Yad Vashem: expo en ligne pour les 80 ans du début de la Seconde Guerre mondiale
"1939 : les familles juives au seuil de la guerre" explore la vie des communautés juives alors qu'elles n'imaginaient pas encore les atrocités que la guerre causera
Jessica Steinberg est responsable notre rubrique « Culture & Art de vivre »
Quatre-vingts ans se sont écoulés depuis le début de la Seconde Guerre mondiale, le 1er septembre 1939, un anniversaire célébré par Yad Vashem avec une nouvelle exposition en ligne relatant les expériences vécues par une dizaine de familles juives au cours de premiers mois du conflit, alors qu’il ignorait les événements qui allaient en découler.
L’exposition « 1939 : les familles juives au seuil de la guerre » décrit l’évolution de la guerre à l’aide de documents, de photographies et d’objets de l’époque de la Shoah issus des archives de Yad Vashem, dont beaucoup ont été donnés par des survivants de la Shoah et leurs familles.
Une page du journal intime écrit par Mira Zabludowski en septembre 1939 relate ses pensées au cours des premiers mois de l’occupation allemande de Varsovie.
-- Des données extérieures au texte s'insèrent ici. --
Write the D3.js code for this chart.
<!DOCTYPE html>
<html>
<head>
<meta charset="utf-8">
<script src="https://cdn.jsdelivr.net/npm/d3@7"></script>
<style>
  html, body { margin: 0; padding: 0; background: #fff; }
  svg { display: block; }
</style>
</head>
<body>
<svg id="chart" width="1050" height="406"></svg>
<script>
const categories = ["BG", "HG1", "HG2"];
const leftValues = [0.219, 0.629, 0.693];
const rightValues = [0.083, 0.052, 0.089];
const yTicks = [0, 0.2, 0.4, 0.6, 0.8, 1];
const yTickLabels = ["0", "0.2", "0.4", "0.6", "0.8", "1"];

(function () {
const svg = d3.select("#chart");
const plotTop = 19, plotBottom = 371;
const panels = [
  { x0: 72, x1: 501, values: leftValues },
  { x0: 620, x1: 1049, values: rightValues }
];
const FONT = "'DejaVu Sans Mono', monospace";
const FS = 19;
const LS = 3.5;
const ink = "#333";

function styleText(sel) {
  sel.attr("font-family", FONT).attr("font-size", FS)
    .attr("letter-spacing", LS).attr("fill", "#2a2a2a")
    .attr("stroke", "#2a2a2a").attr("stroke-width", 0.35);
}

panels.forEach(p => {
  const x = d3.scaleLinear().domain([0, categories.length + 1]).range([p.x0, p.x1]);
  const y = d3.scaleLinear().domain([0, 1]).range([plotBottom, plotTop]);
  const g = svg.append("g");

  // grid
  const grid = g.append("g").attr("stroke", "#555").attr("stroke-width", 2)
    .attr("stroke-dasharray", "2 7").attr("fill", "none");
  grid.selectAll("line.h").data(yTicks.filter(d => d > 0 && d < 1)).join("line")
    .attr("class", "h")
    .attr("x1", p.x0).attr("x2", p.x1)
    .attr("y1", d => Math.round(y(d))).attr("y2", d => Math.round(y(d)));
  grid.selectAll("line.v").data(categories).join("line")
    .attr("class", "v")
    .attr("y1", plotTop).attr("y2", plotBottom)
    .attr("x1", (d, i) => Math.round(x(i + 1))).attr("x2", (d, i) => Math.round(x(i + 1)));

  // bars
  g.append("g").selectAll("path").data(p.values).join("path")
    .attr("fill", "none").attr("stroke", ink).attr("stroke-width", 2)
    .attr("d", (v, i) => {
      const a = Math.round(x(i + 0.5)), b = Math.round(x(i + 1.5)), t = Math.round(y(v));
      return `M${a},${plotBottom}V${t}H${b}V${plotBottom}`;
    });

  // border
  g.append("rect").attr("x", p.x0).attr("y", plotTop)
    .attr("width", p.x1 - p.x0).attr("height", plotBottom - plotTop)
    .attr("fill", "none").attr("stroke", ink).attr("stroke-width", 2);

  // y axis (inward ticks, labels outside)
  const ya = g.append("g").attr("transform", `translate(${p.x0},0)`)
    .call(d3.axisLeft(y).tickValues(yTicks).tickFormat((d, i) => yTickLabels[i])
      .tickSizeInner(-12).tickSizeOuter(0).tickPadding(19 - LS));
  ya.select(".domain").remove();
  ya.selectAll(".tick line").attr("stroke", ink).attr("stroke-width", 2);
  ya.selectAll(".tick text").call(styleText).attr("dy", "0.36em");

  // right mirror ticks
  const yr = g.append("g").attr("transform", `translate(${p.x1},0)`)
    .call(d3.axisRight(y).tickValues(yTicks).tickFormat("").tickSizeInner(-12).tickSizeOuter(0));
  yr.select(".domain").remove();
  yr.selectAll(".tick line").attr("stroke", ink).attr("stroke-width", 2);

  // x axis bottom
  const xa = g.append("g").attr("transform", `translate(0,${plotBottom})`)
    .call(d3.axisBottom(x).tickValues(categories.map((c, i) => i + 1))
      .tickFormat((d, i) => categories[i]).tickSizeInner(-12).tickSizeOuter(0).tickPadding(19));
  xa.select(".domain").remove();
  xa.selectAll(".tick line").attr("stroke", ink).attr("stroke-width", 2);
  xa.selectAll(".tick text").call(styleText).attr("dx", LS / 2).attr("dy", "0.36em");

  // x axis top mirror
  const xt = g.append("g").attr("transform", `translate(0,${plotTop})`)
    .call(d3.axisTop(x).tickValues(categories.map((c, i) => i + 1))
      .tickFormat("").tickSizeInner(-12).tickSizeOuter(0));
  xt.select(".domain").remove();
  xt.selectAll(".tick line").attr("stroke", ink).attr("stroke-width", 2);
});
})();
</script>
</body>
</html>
Elle avait déjà immigré vers la Palestine pré-État et était en visite chez ses parents à Varsovie au moment où la guerre a éclaté.
« Il est 16 heures. Le son des tirs d’artillerie se poursuit sans interruption depuis vingt heures. Le bruit des mitraillettes et le tonnerre des avions se répercutent dans les airs et accentuent la terreur. J’ai mal aux oreilles et à la tête. Vous ne pouvez pas entendre ce qui se dit. Juste boum ! boum ! boum ! Un pâté de maisons dans le centre-ville est en feu. Soudain, il y a un bruit terrible, puis des gémissements et des cris – des maisons s’effondrent dans la vieille ville et nous courons sauver les morts enterrés vivants sous les décombres. Soudain, le ciel s’est assombri – un nuage de fumée est descendu sur la ville. »
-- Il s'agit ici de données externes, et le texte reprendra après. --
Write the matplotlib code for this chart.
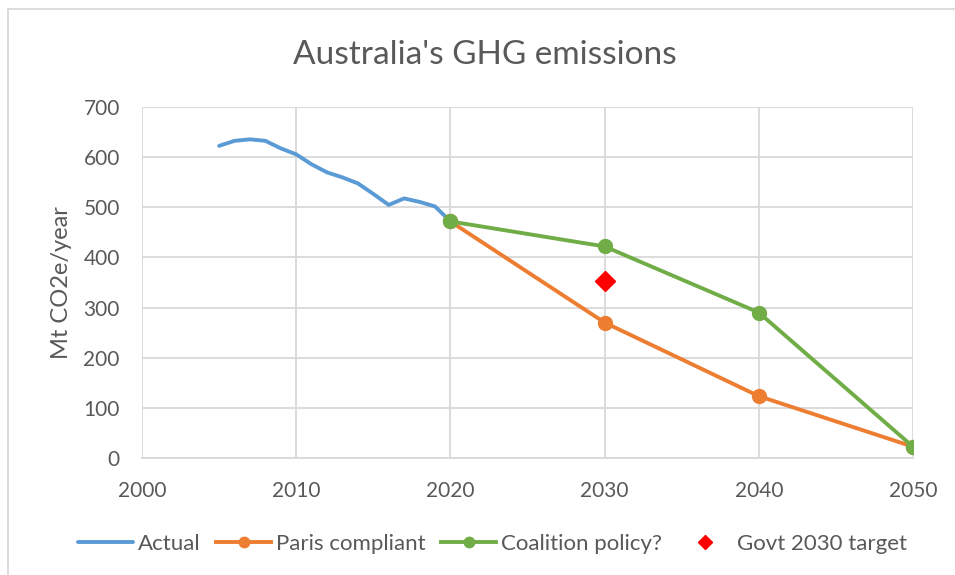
import matplotlib
matplotlib.use("Agg")
import matplotlib.pyplot as plt
from matplotlib.patches import Rectangle

plt.rcParams['font.family'] = ['Lato', 'DejaVu Sans']

# actual emissions, Mt CO2e/year
actual_years = [2005, 2006, 2007, 2008, 2009, 2010, 2011, 2012, 2013, 2014,
                2015, 2016, 2017, 2018, 2019, 2020]
actual_vals = [623, 633, 636, 633, 618, 606, 586, 570, 560, 548,
               527, 505, 518, 511, 502, 472]

scenario_years = [2020, 2030, 2040, 2050]
paris_vals = [472, 270, 123, 22]
coalition_vals = [472, 422, 290, 22]

target_year = [2030]
target_val = [352]

xticks = [2000, 2010, 2020, 2030, 2040, 2050]
yticks = [0, 100, 200, 300, 400, 500, 600, 700]

text_col = '#595959'
grid_col = '#d9d9d9'

fig = plt.figure(figsize=(9.55, 5.75), dpi=100)
ax = fig.add_axes([142/955, 1 - 457.7/575, (913-142)/955, (457.7-107.3)/575])

ax.plot(actual_years, actual_vals, color='#5B9BD5', lw=2.8, label='Actual',
        solid_capstyle='round', zorder=3)
ax.plot(scenario_years, paris_vals, color='#ED7D31', lw=2.8, marker='o',
        ms=10, label='Paris compliant', zorder=4)
ax.plot(scenario_years, coalition_vals, color='#70AD47', lw=2.8, marker='o',
        ms=10, label='Coalition policy?', zorder=5)
ax.plot(target_year, target_val, ls='none', marker='D', color='#FF0000',
        ms=10, label='Govt 2030 target', zorder=6)

ax.set_xlim(2000, 2050)
ax.set_ylim(0, 700)
ax.set_xticks(xticks)
ax.set_yticks(yticks)
ax.grid(True, color=grid_col, lw=1.3)
ax.set_axisbelow(True)
for s in ['top', 'right', 'left']:
    ax.spines[s].set_visible(False)
ax.spines['bottom'].set_color(grid_col)
ax.spines['bottom'].set_linewidth(1.3)
ax.tick_params(length=0, labelsize=15, colors=text_col)
ax.tick_params(axis='x', pad=17)
ax.tick_params(axis='y', pad=16)

ax.set_ylabel('Mt CO2e/year', fontsize=17, color=text_col, va='center')
ax.yaxis.set_label_coords(-0.104, 0.5)
fig.text(0.508, 1 - 55/575, "Australia's GHG emissions", ha='center',
         va='center', fontsize=24, color=text_col)

leg = fig.legend(loc='center', bbox_to_anchor=(0.516, 1 - 544/575), ncol=4,
                 frameon=False, fontsize=16, handlelength=2.45,
                 columnspacing=0.72, handletextpad=0.22, markerscale=0.75)
for t in leg.get_texts():
    t.set_color(text_col)

# outer chart border (cropped at right and bottom)
fig.patches.append(Rectangle((8/955, -0.1), 1.1, 1 - 9/575 + 0.1,
                             transform=fig.transFigure, fill=False,
                             edgecolor=grid_col, lw=1.3))

fig.savefig('out.png', dpi=100)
Zabludowski a fui la Pologne et est retournée en Israël. Son père est décédé en juillet 1940 à Varsovie, tandis que sa mère a été déportée avec d’autres membres de la famille à Treblinka.
Une photographie montre la famille Majer de Belgrade, représentant Refael et Rivka Majer, ainsi que leurs huit enfants et petits-enfants, endimanchés, pour un dernier instant de bonheur capturé avant la guerre.
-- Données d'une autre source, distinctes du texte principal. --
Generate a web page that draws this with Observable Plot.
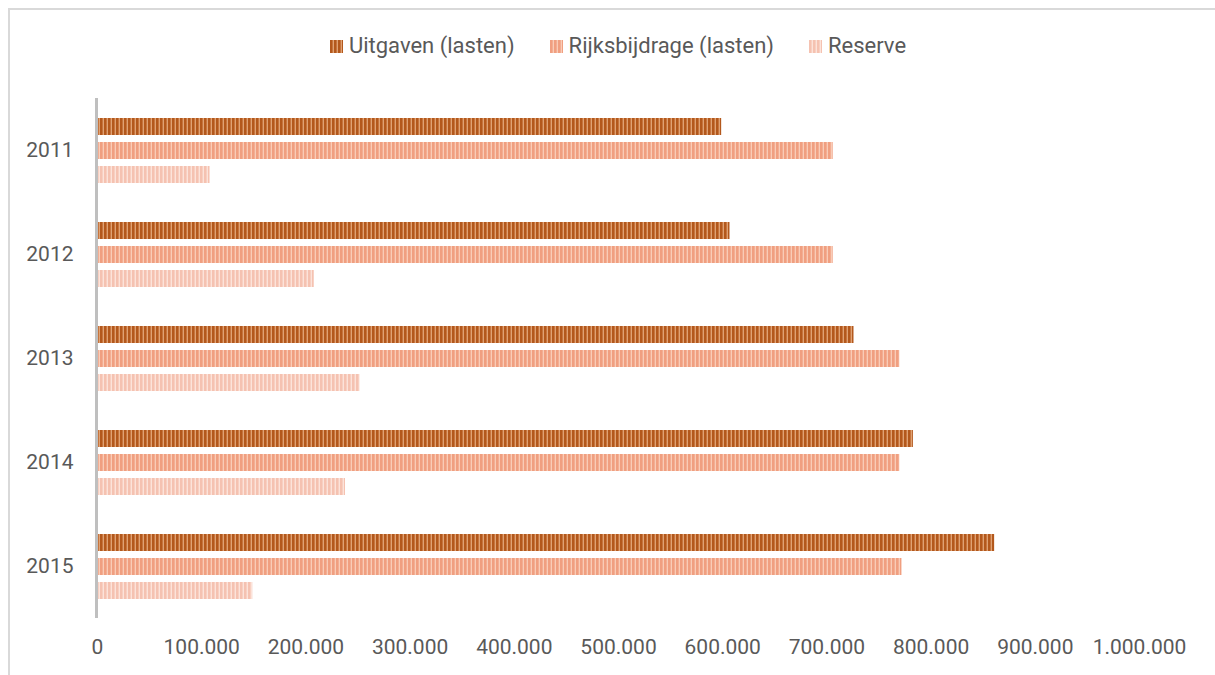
<!DOCTYPE html>
<html>
<head>
<meta charset="utf-8">
<script src="https://cdn.jsdelivr.net/npm/d3@7"></script>
<script src="https://cdn.jsdelivr.net/npm/@observablehq/plot@0.6"></script>
<style>
  html, body { margin: 0; padding: 0; background: #fff; overflow: hidden; }
  #wrap { position: relative; width: 1215px; height: 675px; font-family: Roboto, sans-serif; color: #595959; }
  #frame { position: absolute; left: 8px; top: 8px; width: 1240px; height: 700px; border: 2px solid #D9D9D9; box-sizing: border-box; }
  #legend { position: absolute; left: 97px; width: 1042px; top: 31px; display: flex; justify-content: center; gap: 35px; font-size: 22px; line-height: 30px; }
  .item { display: flex; align-items: center; }
  .sw { width: 13px; height: 13px; margin-right: 6px; }
  #chart { position: absolute; left: 0; top: 0; }
</style>
</head>
<body>
<div id="wrap">
  <div id="frame"></div>
  <div id="chart"></div>
  <div id="legend"></div>
</div>
<script>
const years = ["2011", "2012", "2013", "2014", "2015"];
const seriesNames = ["Uitgaven (lasten)", "Rijksbijdrage (lasten)", "Reserve"];
const uitgaven = [599000, 607000, 726000, 783000, 861000];
const rijksbijdrage = [706000, 706000, 770000, 770000, 772000];
const reserve = [108000, 208000, 252000, 238000, 149000];
const xTickValues = [0, 100000, 200000, 300000, 400000, 500000, 600000, 700000, 800000, 900000, 1000000];

const seriesValues = [uitgaven, rijksbijdrage, reserve];
const patternColors = [
  {dark: "#B3581C", mid: "#C7753E", light: "#DFA274"},
  {dark: "#F09F80", mid: "#F3AE93", light: "#F9CCB7"},
  {dark: "#F5C2B1", mid: "#F8D0C2", light: "#FCE3DA"}
];
const patternIds = ["pat0", "pat1", "pat2"];

const table = [];
years.forEach((y, i) => {
  seriesNames.forEach((s, j) => {
    table.push({year: y, series: s, value: seriesValues[j][i]});
  });
});

const nl = d3.formatLocale({decimal: ",", thousands: ".", grouping: [3], currency: ["€", ""]});
const fmt = nl.format(",d");

const chart = Plot.plot({
  width: 1215,
  height: 675,
  marginTop: 98,
  marginBottom: 57,
  marginLeft: 97,
  marginRight: 76,
  style: {fontFamily: "Roboto, sans-serif", fontSize: "21px", color: "#595959", background: "transparent"},
  x: {domain: [0, 1000000], ticks: xTickValues, tickFormat: fmt, tickSize: 0, tickPadding: 21, label: null},
  y: {domain: seriesNames, axis: null, paddingInner: 0.306, paddingOuter: 0.776},
  fy: {domain: years, padding: 0, tickSize: 0, tickPadding: 24, label: null, axis: "left"},
  color: {domain: seriesNames, range: patternIds.map(id => `url(#${id})`)},
  marks: [
    Plot.barX(table, {x: "value", y: "series", fy: "year", fill: "series"}),
    Plot.ruleX([0], {stroke: "#BFBFBF", strokeWidth: 3, dx: -1})
  ]
});

// add stripe patterns
const svgNS = "http://www.w3.org/2000/svg";
const defs = document.createElementNS(svgNS, "defs");
patternColors.forEach((c, i) => {
  const p = document.createElementNS(svgNS, "pattern");
  p.setAttribute("id", patternIds[i]);
  p.setAttribute("patternUnits", "userSpaceOnUse");
  p.setAttribute("width", "4");
  p.setAttribute("height", "10");
  const rects = [
    {x: 0, w: 4, f: c.mid},
    {x: 0, w: 2, f: c.dark},
    {x: 3, w: 1, f: c.light}
  ];
  rects.forEach(r => {
    const rect = document.createElementNS(svgNS, "rect");
    rect.setAttribute("x", r.x);
    rect.setAttribute("y", 0);
    rect.setAttribute("width", r.w);
    rect.setAttribute("height", 10);
    rect.setAttribute("fill", r.f);
    p.appendChild(rect);
  });
  defs.appendChild(p);
});
chart.insertBefore(defs, chart.firstChild);
document.getElementById("chart").appendChild(chart);

// legend
const legend = document.getElementById("legend");
seriesNames.forEach((s, i) => {
  const c = patternColors[i];
  const item = document.createElement("div");
  item.className = "item";
  const sw = document.createElement("div");
  sw.className = "sw";
  sw.style.background = `repeating-linear-gradient(90deg, ${c.dark} 0px, ${c.dark} 2px, ${c.mid} 2px, ${c.mid} 3px, ${c.light} 3px, ${c.light} 4px)`;
  const t = document.createElement("span");
  t.textContent = s;
  item.appendChild(sw);
  item.appendChild(t);
  legend.appendChild(item);
});
</script>
</body>
</html>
Sur les 21 personnes figurant sur la photo de famille, une est décédé avant la guerre, 19 ont été tuées pendant la Shoah et une seule a survécu : Isabella Baruch, la fille de Refael et Rivka.
Après l’occupation de Belgrade par les Allemands, les Majer n’ont pas eu l’impression d’être en danger, selon Yad Vashem.
Les membres les plus âgés de la famille se souvenaient que les Allemands s’étaient comportés convenablement pendant la première guerre mondiale et ils avaient supposé qu’ils allaient traverser les événements comme ils l’avaient fait la première fois.
Moins d’un an après l’invasion allemande, 90 % des Juifs de Belgrade avaient été exterminés, y compris la plupart des membres de la famille Majer.
« Même 80 ans plus tard, il est encore difficile de comprendre l’énorme décalage entre la vie juive d’avant-guerre et son destin tragique pendant la Shoah », a déclaré la chercheuse et conservatrice de Yad Vashem, Yona Kobo.
« Nous voyons des familles de Yougoslavie, d’Allemagne, d’Autriche, de Pologne, de Roumanie, de Grèce et de Tchécoslovaquie aux plus beaux moments de leurs vies – mariages, naissances et autres événements joyeux – mais également en train de chercher des voies de sortie, luttant pour faire face à la détérioration de leur vie quotidienne – et au final, le massacre de masse des Juifs sans distinction entre hommes, femmes et enfants », a-t-elle déclaré.